:: SUPPLIED INFORMATION

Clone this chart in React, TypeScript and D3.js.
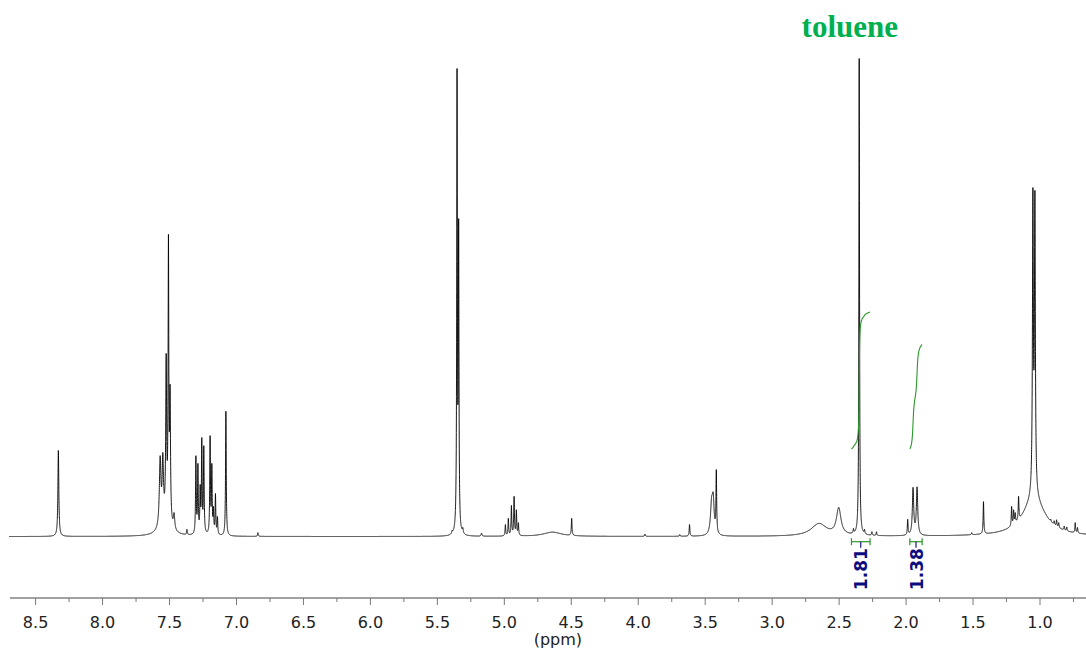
import React, { useMemo } from 'react';
import * as d3 from 'd3';

const W = 1086;
const H = 655;

// Resolved lines: chemical shift (ppm), observed height (% of tallest line), half-width (ppm)
const peakShift = [
  8.33, 7.57, 7.55, 7.525, 7.508, 7.496, 7.466, 7.37,
  7.303, 7.288, 7.271, 7.259, 7.244, 7.197, 7.184, 7.172, 7.157, 7.142, 7.079, 6.84,
  5.39, 5.353, 5.341, 5.31, 5.17,
  4.992, 4.97, 4.947, 4.927, 4.91, 4.895, 4.497,
  3.95, 3.69, 3.617, 3.452, 3.44, 3.417,
  2.503, 2.393, 2.35, 2.31, 2.255, 2.221,
  1.988, 1.948, 1.918, 1.51, 1.422,
  1.212, 1.197, 1.185, 1.16, 1.148, 1.053, 1.038,
  0.919, 0.894, 0.876, 0.86, 0.819, 0.8, 0.737, 0.72,
];
const peakHeight = [
  18.0, 16.9, 17.6, 38.3, 63.2, 31.8, 5.0, 1.5,
  16.9, 15.3, 10.9, 20.7, 19.0, 21.1, 15.3, 6.3, 9.0, 4.2, 26.2, 0.8,
  1.3, 97.9, 66.5, 1.9, 0.7,
  2.5, 3.8, 6.5, 8.4, 5.6, 2.9, 3.8,
  0.5, 0.4, 2.5, 8.4, 9.2, 14.0,
  6.1, 1.7, 100, 1.5, 1.0, 1.0,
  3.6, 10.3, 10.4, 0.8, 7.3,
  6.3, 5.6, 5.0, 8.4, 4.2, 73.0, 72.4,
  3.6, 3.3, 3.5, 2.9, 2.2, 2.0, 2.9, 1.9,
];
const peakWidth = [
  0.004, 0.007, 0.006, 0.004, 0.003, 0.004, 0.006, 0.003,
  0.003, 0.003, 0.003, 0.003, 0.003, 0.003, 0.003, 0.003, 0.003, 0.003, 0.003, 0.003,
  0.004, 0.0028, 0.0028, 0.004, 0.004,
  0.003, 0.003, 0.003, 0.003, 0.003, 0.003, 0.003,
  0.003, 0.003, 0.003, 0.01, 0.008, 0.003,
  0.02, 0.003, 0.0028, 0.003, 0.003, 0.003,
  0.003, 0.006, 0.006, 0.003, 0.003,
  0.003, 0.003, 0.003, 0.003, 0.003, 0.004, 0.004,
  0.003, 0.003, 0.003, 0.003, 0.003, 0.003, 0.003, 0.003,
];

// Broad underlying humps
const broadShift = [7.53, 4.64, 2.65, 1.045];
const broadHeight = [2.2, 0.9, 2.6, 7.8];
const broadWidth = [0.05, 0.08, 0.07, 0.1];

const majorTicks = [8.5, 8.0, 7.5, 7.0, 6.5, 6.0, 5.5, 5.0, 4.5, 4.0, 3.5, 3.0, 2.5, 2.0, 1.5, 1.0];
const minorTicks = [8.25, 7.75, 7.25, 6.75, 6.25, 5.75, 5.25, 4.75, 4.25, 3.75, 3.25, 2.75, 2.25, 1.75, 1.25, 0.75];

const integralStart = [2.408, 1.972];
const integralEnd = [2.269, 1.88];
const integralValue = ['1.81', '1.38'];

const solventLabel = 'toluene';
const solventShift = 2.42;
const axisTitle = '(ppm)';
const axisTitleShift = 4.6;

function lor(x: number, c: number, h: number, g: number) {
  const d = x - c;
  return (h * g * g) / (d * d + g * g);
}

export default function App() {
  const x = d3.scaleLinear().domain([8.5, 1.0]).range([35.6, 1040]);
  const y = d3.scaleLinear().domain([0, 100]).range([536.5, 58.5]);
  const yInt = d3.scaleLinear().domain([0, 1.81]).range([449, 312]);
  const axisY = 598;

  const { specPath, integralPaths } = useMemo(() => {
    const broadAt = (p: number) => {
      let s = 0;
      for (let i = 0; i < broadShift.length; i++) s += lor(p, broadShift[i], broadHeight[i], broadWidth[i]);
      return s;
    };
    const amps = peakHeight.slice();
    const sumAt = (p: number) => {
      let s = broadAt(p);
      for (let i = 0; i < peakShift.length; i++) s += lor(p, peakShift[i], amps[i], peakWidth[i]);
      return s;
    };
    for (let it = 0; it < 120; it++) {
      const sums = peakShift.map((c) => sumAt(c));
      for (let i = 0; i < amps.length; i++) {
        amps[i] = Math.max(0, amps[i] + 0.5 * (peakHeight[i] - sums[i]));
      }
    }
    const left = x.invert(9);
    const right = x.invert(W + 1);
    const n = 24000;
    const pts: number[] = d3.range(n + 1).map((i) => left + ((right - left) * i) / n);
    peakShift.forEach((c) => pts.push(c));
    pts.sort((a, b) => b - a);
    const line = d3
      .line<number>()
      .x((p) => x(p))
      .y((p) => y(sumAt(p)));
    const specPath = line(pts) || '';

    const integralPaths = integralStart.map((s, k) => {
      const e = integralEnd[k];
      const m = 1500;
      const ps = d3.range(m + 1).map((i) => s + ((e - s) * i) / m);
      const vals = ps.map((p) => sumAt(p));
      const cum: number[] = [0];
      for (let i = 1; i < ps.length; i++) {
        cum.push(cum[i - 1] + ((vals[i] + vals[i - 1]) / 2) * Math.abs(ps[i] - ps[i - 1]));
      }
      const total = cum[cum.length - 1];
      const v = parseFloat(integralValue[k]);
      const l = d3
        .line<number>()
        .x((_, i) => x(ps[i]))
        .y((_, i) => yInt((cum[i] / total) * v));
      return l(ps) || '';
    });
    return { specPath, integralPaths };
  }, []);

  const bracketY = 541.7;

  return (
    <svg
      width={W}
      height={H}
      style={{ position: 'absolute', left: 0, top: 0, background: '#fff' }}
      fontFamily="'DejaVu Sans', Verdana, sans-serif"
    >
      <rect x={0} y={0} width={W} height={H} fill="#fff" />
      <path d={specPath} fill="none" stroke="#000" strokeWidth={0.9} strokeLinejoin="round" />
      {integralPaths.map((d, k) => (
        <path key={'int' + k} d={d} fill="none" stroke="#2a962a" strokeWidth={1.1} />
      ))}
      {integralStart.map((s, k) => {
        const x1 = x(s);
        const x2 = x(integralEnd[k]);
        const cx = (x1 + x2) / 2;
        return (
          <g key={'br' + k}>
            <line x1={x1} x2={x2} y1={bracketY} y2={bracketY} stroke="#2a962a" strokeWidth={1.2} />
            <line x1={x1} x2={x1} y1={bracketY - 3.5} y2={bracketY + 3.5} stroke="#2a962a" strokeWidth={1.2} />
            <line x1={x2} x2={x2} y1={bracketY - 3.5} y2={bracketY + 3.5} stroke="#2a962a" strokeWidth={1.2} />
            <line x1={cx} x2={cx} y1={bracketY} y2={bracketY + 6} stroke="#1a1a8a" strokeWidth={1.2} />
            <text
              transform={`translate(${cx + 0.5},${bracketY + 6.5}) rotate(-90)`}
              textAnchor="end"
              dy="0.36em"
              fontSize={17}
              fontWeight="bold"
              fill="#0c0c80"
            >
              {integralValue[k]}
            </text>
          </g>
        );
      })}
      <text
        x={x(solventShift)}
        y={37}
        textAnchor="middle"
        fontFamily="'Liberation Serif', 'Times New Roman', serif"
        fontWeight="bold"
        fontSize={31}
        fill="#00b050"
      >
        {solventLabel}
      </text>
      <line x1={10} x2={W} y1={axisY} y2={axisY} stroke="#444" strokeWidth={1} />
      {majorTicks.map((t) => (
        <g key={'mt' + t}>
          <line x1={x(t)} x2={x(t)} y1={axisY} y2={axisY + 7} stroke="#777" strokeWidth={1} />
          <text x={x(t)} y={628} textAnchor="middle" fontSize={16} fill="#222">
            {t.toFixed(1)}
          </text>
        </g>
      ))}
      {minorTicks.map((t) => (
        <line key={'mn' + t} x1={x(t)} x2={x(t)} y1={axisY} y2={axisY + 4} stroke="#777" strokeWidth={1} />
      ))}
      <text x={x(axisTitleShift)} y={645} textAnchor="middle" fontSize={16} fill="#222">
        {axisTitle}
      </text>
    </svg>
  );
}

::::

**WHAT YOU SHOULD DO:** Leave out the pictures and repeat the lines from the start of the material through the line with "const H = 655;", inclusive.

**REPLY:**
Clone this chart in React, TypeScript and D3.js.
import React, { useMemo } from 'react';
import * as d3 from 'd3';

const W = 1086;
const H = 655;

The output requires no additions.